The way the past leaps hopefully into
the present at the beginning of the poem contrasts heart-rendingly
with the way it is dispatched, at the end, back to its
place in the past. This tragic effect is achieved with
the utmost economy of line and a straight forward description
of the scene before the poet’s eyes which, nevertheless,
assumes a symbolic significance. Look, again, at these
lines from “Worlds”:
“All those years
These pines had been growing quietly
Seedlings, perhaps, when our old Ford
Puffed cheerfully up the mountain.
But it’s only now they have sprung
Suddenly up the sheer slope
And that old glow is barred away
Up in the sky.”
The description is simple but deceptively
so. Through judicious use of diction, line and syntax,
there is conveyed the poignant truth that the fruit
of deprivation had its seed down at the very time of
love’s fulfillment.
Turning to Nihal de Silva, I turned
a few pages of “Elephant Pass” and came
to this passage:
“Some twist of fate had thrown
me into the company of this strange, moody woman sitting
on the far edge of the ground sheet. She was a trained
militant and an enemy of my people. She had now chosen
to betray her own leader. My job was to deliver her,
and the information she was privy to, safely to my superiors
in Colombo. Any involvement with her was an act of criminal
folly that would have a disastrous impact on my career.
“Yet I had killed one man, and
grievously injured two others, because they tried to
molest her.
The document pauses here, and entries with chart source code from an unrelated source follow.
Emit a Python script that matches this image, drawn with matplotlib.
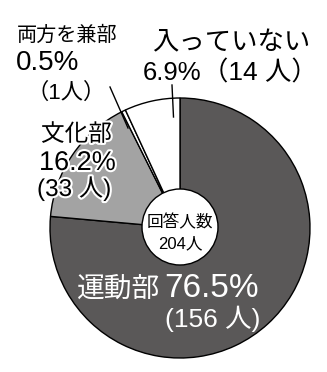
import matplotlib
matplotlib.use("Agg")
import matplotlib.pyplot as plt
import matplotlib.patheffects as pe
from matplotlib.patches import Circle

plt.rcParams['font.family'] = ['Noto Sans CJK JP', 'DejaVu Sans']
MIX = ['Liberation Sans', 'Noto Sans CJK JP']

# data
labels = ['運動部', '文化部', '両方を兼部', '入っていない']
counts = [156, 33, 1, 14]
percents = [76.5, 16.2, 0.5, 6.9]
colors = ['#5a5858', '#a3a3a3', '#ffffff', '#ffffff']
total = 204

W, H = 327, 372
fig = plt.figure(figsize=(W / 100, H / 100), dpi=100)
ax = fig.add_axes([0, 0, 1, 1])

cx, cy, r = 180, H - 228, 130
ax.pie(percents, colors=colors, startangle=90, counterclock=False,
       center=(cx, cy), radius=r, frame=True,
       wedgeprops=dict(edgecolor='black', linewidth=1.0))
ax.set_xlim(0, W)
ax.set_ylim(0, H)
ax.axis('off')


def y(p):
    return H - p


# center circle
ax.add_patch(Circle((cx, y(227)), 38, facecolor='white', edgecolor='black', lw=1.0, zorder=5))
ax.text(cx, y(227), '回答人数', ha='center', va='baseline', fontsize=12, zorder=6)
ax.text(cx, y(248), f'{total}人', ha='center', va='baseline', fontsize=12,
        family=MIX, zorder=6)

# 運動部
ax.text(77, y(297), labels[0], ha='left', va='baseline', fontsize=20, color='white')
ax.text(259, y(297), f'{percents[0]}%', ha='right', va='baseline', fontsize=24,
        color='white', family=MIX)
ax.text(260, y(327), f'({counts[0]} 人)', ha='right', va='baseline', fontsize=19,
        color='white', family=MIX)

# 文化部
stroke = [pe.withStroke(linewidth=3, foreground='white')]
ax.text(41, y(141), labels[1], ha='left', va='baseline', fontsize=17, path_effects=stroke)
ax.text(39, y(170), f'{percents[1]}%', ha='left', va='baseline', fontsize=19.5,
        family=MIX, path_effects=stroke)
ax.text(37, y(196), f'({counts[1]} 人)', ha='left', va='baseline', fontsize=17.5,
        family=MIX, path_effects=stroke)

# 両方を兼部
ax.text(17, y(41), labels[2], ha='left', va='baseline', fontsize=14.5)
ax.text(16, y(70), f'{percents[2]}%', ha='left', va='baseline', fontsize=20, family=MIX)
ax.text(26, y(99), f'（{counts[2]}人）', ha='left', va='baseline', fontsize=16, family=MIX)
ax.plot([110, 128], [y(87), y(128)], color='black', lw=1.0)

# 入っていない
ax.text(152, y(50), labels[3], ha='left', va='baseline', fontsize=19)
ax.text(143, y(80), f'{percents[3]}%', ha='left', va='baseline', fontsize=18.5, family=MIX)
ax.text(202, y(80), f'（{counts[3]} 人）', ha='left', va='baseline', fontsize=19, family=MIX)
ax.plot([172, 173.5], [y(85), y(117)], color='black', lw=1.0)

fig.savefig('out.png', dpi=100)
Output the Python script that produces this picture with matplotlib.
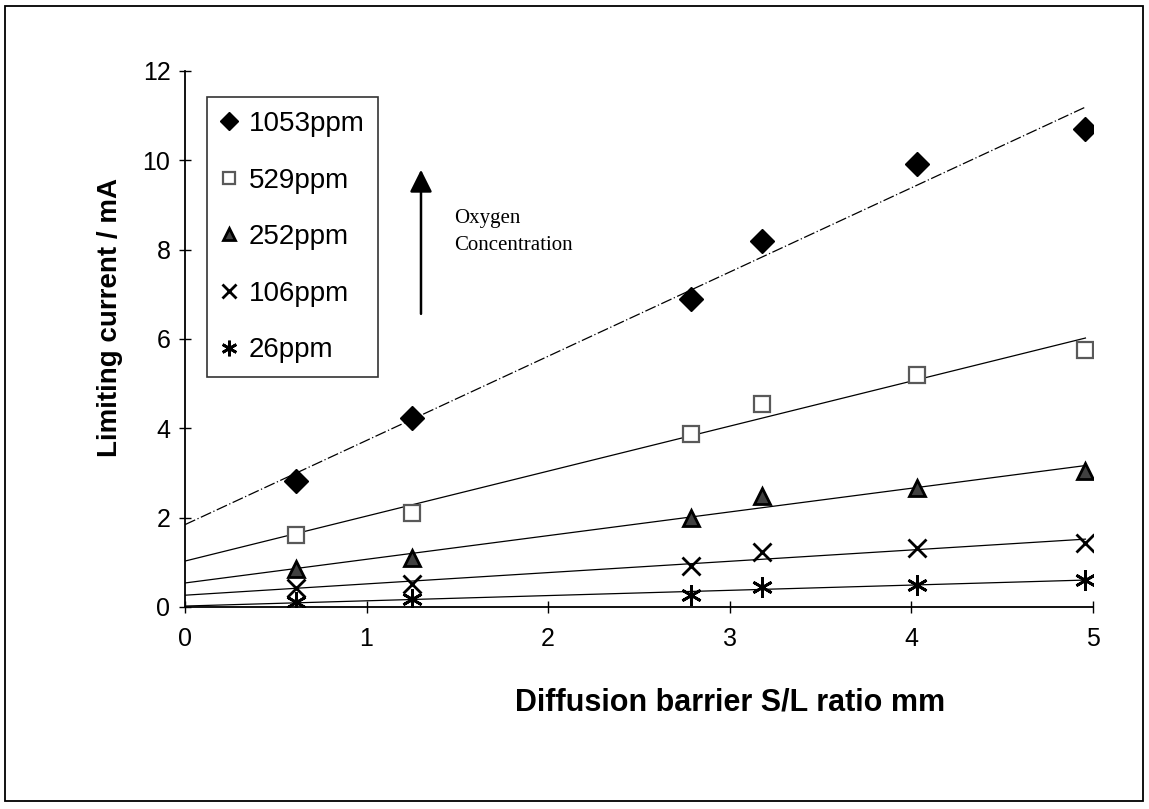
import numpy as np
import matplotlib
matplotlib.use('Agg')
import matplotlib.pyplot as plt
from matplotlib.patches import Rectangle

# S/L ratio of the diffusion barriers (mm)
sl_ratio = [0.61, 1.25, 2.79, 3.18, 4.03, 4.96]

# limiting current (mA) for each oxygen concentration
ppm1053 = [2.82, 4.23, 6.90, 8.19, 9.92, 10.70]
ppm529 = [1.62, 2.11, 3.87, 4.55, 5.20, 5.75]
ppm252 = [0.85, 1.10, 2.00, 2.48, 2.67, 3.04]
ppm106 = [0.43, 0.52, 0.91, 1.22, 1.32, 1.44]
ppm26 = [0.11, 0.17, 0.27, 0.44, 0.50, 0.61]

labels = ['1053ppm', '529ppm', '252ppm', '106ppm', '26ppm']
y_ticks = [0, 2, 4, 6, 8, 10, 12]
x_ticks = [0, 1, 2, 3, 4, 5]

SANS = ['Liberation Sans', 'DejaVu Sans']
SERIF = ['Liberation Serif', 'DejaVu Serif']


def trendline(ax, x, y, style):
    # linear least squares fit, drawn from 0 to the last point like Excel does
    coeffs = np.polyfit(x, y, 1)
    xs = np.array([0, max(x)])
    ax.plot(xs, np.polyval(coeffs, xs), color='black', lw=0.9, ls=style, zorder=2)


def main():
    plt.rcParams['font.family'] = SANS
    fig = plt.figure(figsize=(11.49, 8.09), dpi=100)
    ax = fig.add_axes([0.161, 0.2497, 0.790, 0.6626])

    series = [ppm1053, ppm529, ppm252, ppm106, ppm26]
    markers = [
        dict(marker='D', ms=12, mfc='black', mec='black'),
        dict(marker='s', ms=11, mfc='white', mec='0.35', mew=1.6),
        dict(marker='^', ms=12, mfc='0.25', mec='black', mew=2),
        dict(marker='x', ms=13, mec='black', mew=2),
        dict(marker=(6, 2, 0), ms=15, mec='black', mew=2),
    ]
    styles = [(0, (9, 2, 1, 2)), '-', '-', '-', '-']

    for y, lab, mk, st in zip(series, labels, markers, styles):
        trendline(ax, sl_ratio, y, st)
        ax.plot(sl_ratio, y, ls='none', label=lab, zorder=3, **mk)

    ax.set_xlim(0, 5)
    ax.set_ylim(0, 12)
    ax.set_xticks(x_ticks)
    ax.set_yticks(y_ticks)
    ax.tick_params(direction='inout', length=9, width=1, labelsize=18)
    ax.tick_params(axis='y', pad=6)
    ax.tick_params(axis='x', pad=10)
    for side in ['top', 'right']:
        ax.spines[side].set_visible(False)
    ax.spines['left'].set_linewidth(1.3)
    ax.spines['bottom'].set_linewidth(1.3)

    ax.set_xlabel('Diffusion barrier S/L ratio mm', fontsize=22, fontweight='bold',
                  labelpad=26, x=0.6)
    ax.set_ylabel('Limiting current / mA', fontsize=20, fontweight='bold', labelpad=14,
                  y=0.54)

    leg = ax.legend(loc='upper left', bbox_to_anchor=(0.024, 0.951), fontsize=20,
                    frameon=True, fancybox=False, borderpad=0.5, labelspacing=1.1,
                    handlelength=0.6, handletextpad=0.4, borderaxespad=0,
                    markerscale=0.75)
    leg.get_frame().set_edgecolor('black')
    leg.get_frame().set_linewidth(1.2)

    ax.annotate('', xy=(1.30, 9.85), xytext=(1.30, 6.5),
                arrowprops=dict(arrowstyle='-|>', color='black', lw=1.8, mutation_scale=34))
    ax.text(1.48, 8.4, 'Oxygen\nConcentration', fontsize=15, family=SERIF,
            va='center', ha='left', linespacing=1.6)

    # outer frame of the figure
    fig.patches.append(Rectangle((0.0044, 0.0099), 0.990, 0.983, transform=fig.transFigure,
                                 fill=False, ec='black', lw=1.3))

    fig.savefig('out.png', dpi=100)


if __name__ == '__main__':
    main()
I’d do it again too, gladly.”
The stark brevity of this self-analysis
is in character with the hero. But how effectively it
conveys the “fighting in his heart” and
the struggle between self-awakening and self-preservation
at the heart of the novel. Again, right at the end:
“We had negotiated the minefield, overcome countless
threats and hurdles, and emerged miraculously unharmed.
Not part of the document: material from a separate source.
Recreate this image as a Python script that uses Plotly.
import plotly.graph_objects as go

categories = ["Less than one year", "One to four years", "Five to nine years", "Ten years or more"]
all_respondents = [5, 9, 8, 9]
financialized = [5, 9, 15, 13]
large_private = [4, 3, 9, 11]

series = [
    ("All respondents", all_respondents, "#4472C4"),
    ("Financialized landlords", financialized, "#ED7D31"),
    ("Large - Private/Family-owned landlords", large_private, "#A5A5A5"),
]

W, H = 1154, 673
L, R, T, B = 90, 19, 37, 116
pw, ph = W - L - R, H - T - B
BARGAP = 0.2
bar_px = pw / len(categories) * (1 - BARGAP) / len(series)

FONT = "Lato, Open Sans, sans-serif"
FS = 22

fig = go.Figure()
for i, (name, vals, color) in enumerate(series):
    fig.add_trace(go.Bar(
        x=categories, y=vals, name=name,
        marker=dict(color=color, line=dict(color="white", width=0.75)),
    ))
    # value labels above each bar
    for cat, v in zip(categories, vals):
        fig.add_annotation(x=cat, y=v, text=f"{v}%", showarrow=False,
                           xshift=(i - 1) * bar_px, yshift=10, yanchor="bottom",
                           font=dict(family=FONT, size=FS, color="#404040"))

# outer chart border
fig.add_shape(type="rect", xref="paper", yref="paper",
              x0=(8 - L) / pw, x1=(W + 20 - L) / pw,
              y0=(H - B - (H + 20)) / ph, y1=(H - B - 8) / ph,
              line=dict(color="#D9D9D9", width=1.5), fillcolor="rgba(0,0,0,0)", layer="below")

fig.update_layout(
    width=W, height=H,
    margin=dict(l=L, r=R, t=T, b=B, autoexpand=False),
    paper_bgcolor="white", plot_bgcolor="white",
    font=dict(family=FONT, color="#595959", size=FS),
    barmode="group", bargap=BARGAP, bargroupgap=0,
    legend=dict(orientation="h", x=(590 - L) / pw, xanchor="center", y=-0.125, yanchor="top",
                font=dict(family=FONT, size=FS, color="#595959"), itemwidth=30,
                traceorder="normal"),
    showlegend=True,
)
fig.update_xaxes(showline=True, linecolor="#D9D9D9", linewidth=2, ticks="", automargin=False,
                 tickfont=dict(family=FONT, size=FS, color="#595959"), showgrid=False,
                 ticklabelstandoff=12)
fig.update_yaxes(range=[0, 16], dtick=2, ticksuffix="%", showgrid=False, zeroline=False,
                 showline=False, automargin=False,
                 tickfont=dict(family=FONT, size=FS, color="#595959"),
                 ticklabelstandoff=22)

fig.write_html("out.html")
Only we had come out on opposite sides of the minefield.
Neither of us could find a way back.
“But she was safe.
“I had to be satisfied with
that.”
This is almost too familiar an illustration
and too laconic a summing-up for such a prodigious story.
But the unexpected twist to the metaphor - the two surviving
at opposite ends with no prospect of reunion - conveys
the anguish far more effectively than anything more
expansive could have accomplished. And the last two
lines remind us of the moral victory achieved in the
teeth of tragedy. It is the best of conclusions. These
examples, inadequate as they are, provide some indication
of how both writers achieve depth of thought and feeling
through simplicity of means.
There are none of the “delirium
tremendous” effects, (to borrow that nice coinage
by Hopkins), that characterize so much Sri Lankan fiction
and poetry and either negate the validity or betray
the invalidity of the experience they seek to convey.
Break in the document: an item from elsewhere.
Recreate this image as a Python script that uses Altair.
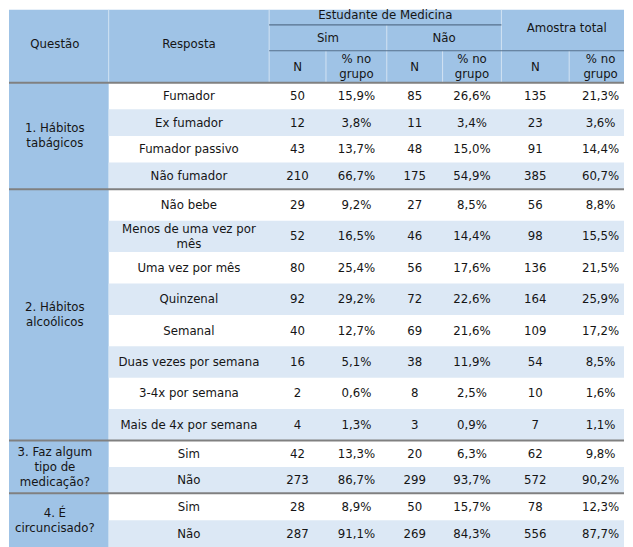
import altair as alt
import pandas as pd

# ---------------- data ----------------
questions = ["1. Hábitos\ntabágicos", "2. Hábitos\nalcoólicos",
             "3. Faz algum\ntipo de\nmedicação?", "4. É\ncircuncisado?"]
section_sizes = [4, 8, 2, 2]
responses = ["Fumador", "Ex fumador", "Fumador passivo", "Não fumador",
             "Não bebe", "Menos de uma vez por\nmês", "Uma vez por mês", "Quinzenal",
             "Semanal", "Duas vezes por semana", "3-4x por semana", "Mais de 4x por semana",
             "Sim", "Não", "Sim", "Não"]
n_sim = [50, 12, 43, 210, 29, 52, 80, 92, 40, 16, 2, 4, 42, 273, 28, 287]
pct_sim = [15.9, 3.8, 13.7, 66.7, 9.2, 16.5, 25.4, 29.2, 12.7, 5.1, 0.6, 1.3, 13.3, 86.7, 8.9, 91.1]
n_nao = [85, 11, 48, 175, 27, 46, 56, 72, 69, 38, 8, 3, 20, 299, 50, 269]
pct_nao = [26.6, 3.4, 15.0, 54.9, 8.5, 14.4, 17.6, 22.6, 21.6, 11.9, 2.5, 0.9, 6.3, 93.7, 15.7, 84.3]
n_tot = [135, 23, 91, 385, 56, 98, 136, 164, 109, 54, 10, 7, 62, 572, 78, 556]
pct_tot = [21.3, 3.6, 14.4, 60.7, 8.8, 15.5, 21.5, 25.9, 17.2, 8.5, 1.6, 1.1, 9.8, 90.2, 12.3, 87.7]

head_first = ["Questão", "Resposta"]
head_group = ["Estudante de Medicina", "Amostra total"]
head_sub = ["Sim", "Não"]
head_cols = ["N", "% no\ngrupo"]

# ---------------- layout (table geometry, in reference pixel units) ----------------
W, H = 617, 539
col_edges = [0, 108, 269, 326, 387, 443, 502, 570, 633]
head_edges = [3, 23, 49, 81]
section_row_h = [26.75, 31.5, 26.5, 27]
FONT = "DejaVu Sans"
FS = 11.8
LH = 15
TXT = "#151515"
HEAD_BG = "#9fc3e6"
STRIPE = "#dce8f5"

row_edges = [head_edges[-1]]
section_edges = [head_edges[-1]]
for size, h in zip(section_sizes, section_row_h):
    for _ in range(size):
        row_edges.append(row_edges[-1] + h)
    section_edges.append(row_edges[-1])

def pct(v):
    return f"{v:.1f}".replace(".", ",") + "%"

def mid(a, b):
    return (a + b) / 2

# ---------------- backgrounds ----------------
rects = [dict(x=0, x2=633, y=head_edges[0], y2=head_edges[-1], c=HEAD_BG),
         dict(x=0, x2=col_edges[1], y=head_edges[-1], y2=row_edges[-1], c=HEAD_BG)]
for i in range(len(responses)):
    if i % 2 == 1:
        rects.append(dict(x=col_edges[1], x2=col_edges[-1], y=row_edges[i], y2=row_edges[i + 1], c=STRIPE))
rect_df = pd.DataFrame(rects)

# ---------------- lines ----------------
LIGHT = "#d3e3f3"
DARK = "#56718c"
GRAY = "#808080"
lines = []
for xe in [col_edges[1], col_edges[2], col_edges[6]]:
    lines.append(dict(x=xe, x2=xe, y=head_edges[0], y2=head_edges[3], c=LIGHT, w=1))
lines.append(dict(x=col_edges[4], x2=col_edges[4], y=head_edges[1], y2=head_edges[3], c=LIGHT, w=1))
for k in [3, 5, 7]:
    lines.append(dict(x=col_edges[k], x2=col_edges[k], y=head_edges[2], y2=head_edges[3], c=LIGHT, w=1))
lines.append(dict(x=col_edges[2], x2=col_edges[6], y=head_edges[1], y2=head_edges[1], c=DARK, w=1.2))
lines.append(dict(x=col_edges[2], x2=col_edges[8], y=head_edges[2], y2=head_edges[2], c=DARK, w=1.2))
for ye in section_edges[:-1]:
    lines.append(dict(x=0, x2=633, y=ye, y2=ye, c=GRAY, w=2))
line_df = pd.DataFrame(lines)

# ---------------- texts ----------------
texts = []
def add(t, x, y):
    n = t.count("\n")
    texts.append(dict(t=t, x=x, y=y - n * LH / 2))

add(head_first[0], mid(col_edges[0], col_edges[1]), mid(head_edges[0], head_edges[3]))
add(head_first[1], mid(col_edges[1], col_edges[2]), mid(head_edges[0], head_edges[3]))
add(head_group[0], mid(col_edges[2], col_edges[6]), mid(head_edges[0], head_edges[1]))
add(head_group[1], mid(col_edges[6], col_edges[8]), mid(head_edges[0], head_edges[2]))
add(head_sub[0], mid(col_edges[2], col_edges[4]), mid(head_edges[1], head_edges[2]))
add(head_sub[1], mid(col_edges[4], col_edges[6]), mid(head_edges[1], head_edges[2]))
for k in range(2, 8):
    add(head_cols[(k - 2) % 2], mid(col_edges[k], col_edges[k + 1]), mid(head_edges[2], head_edges[3]))
for s, q in enumerate(questions):
    add(q, mid(col_edges[0], col_edges[1]), mid(section_edges[s], section_edges[s + 1]))
for i in range(len(responses)):
    vals = [responses[i], str(n_sim[i]), pct(pct_sim[i]), str(n_nao[i]), pct(pct_nao[i]),
            str(n_tot[i]), pct(pct_tot[i])]
    yc = mid(row_edges[i], row_edges[i + 1])
    for k, v in enumerate(vals):
        add(v, mid(col_edges[k + 1], col_edges[k + 2]), yc)
text_df = pd.DataFrame(texts)

# ---------------- chart ----------------
# page shows reference pixels 8..625 (x) and 8..547 (y) one-to-one
xs = alt.Scale(domain=[8, 625], nice=False, zero=False, clamp=True)
ys = alt.Scale(domain=[547, 8], nice=False, zero=False, clamp=True)

bg = alt.Chart(rect_df).mark_rect(strokeWidth=0).encode(
    x=alt.X("x:Q", scale=xs, axis=None), x2="x2:Q",
    y=alt.Y("y:Q", scale=ys, axis=None), y2="y2:Q",
    color=alt.Color("c:N", scale=None))

rules = alt.Chart(line_df).mark_rule().encode(
    x=alt.X("x:Q", scale=xs, axis=None), x2="x2:Q",
    y=alt.Y("y:Q", scale=ys, axis=None), y2="y2:Q",
    color=alt.Color("c:N", scale=None),
    strokeWidth=alt.StrokeWidth("w:Q", scale=None))

txt = alt.Chart(text_df).mark_text(
    font=FONT, fontSize=FS, color=TXT, align="center", baseline="middle",
    lineBreak="\n", lineHeight=LH).encode(
    x=alt.X("x:Q", scale=xs, axis=None),
    y=alt.Y("y:Q", scale=ys, axis=None),
    text="t:N")

chart = alt.layer(bg, rules, txt).properties(
    width=W, height=H, padding=0, background="white"
).configure_view(strokeWidth=0)

chart.save("out.html", embed_options={"renderer": "svg", "actions": False})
These two writers can be seen, therefore, as being a
cathartic influence on creative English writing in this
country, and it is hoped that this influence will be
felt in the future. Not that their styles should be
imitated. “Le style-c’est I’homme
meme”, and any original writer must necessarily
have his or her individual style. What should be emulated
is their simple yet dignified, economic yet productive,
intense yet unselfconscious, use of language, which
I have tried to illustrate above, and which seems to
approach the ideal held out in the last of Eliot’s
“Four Quartets”:
“(... where every word is at
home,
Taking its place to support the others,…
The common word exact without vulgarity,
The formal word precise but not pedantic,
The complete consort dancing together)”
It was T.S. Eliot, too, who said that
it takes an outstanding writer to alter creative expression
for the better. In U. Karunatilake and Nihal de Silva
we are privileged to have had two such writers, though
all too briefly, in our midst at the same time. One
may add that it takes creative acumen to be able to
learn from such writers, recognizing in them, as Eliot
himself recognized in Ezra Pound - (to whom he dedicated
“The Wasteland”) -, “il miglior fabbro”
or, in translation, “the better craftsman.”
NB: Of course, the creative achievement
of Nihal de Silva and U. Karunatilake is not restricted
to expression. It also relates to sensibility and the
creation of value. This is yet another resemblance,
but it would have to be the subject of another article.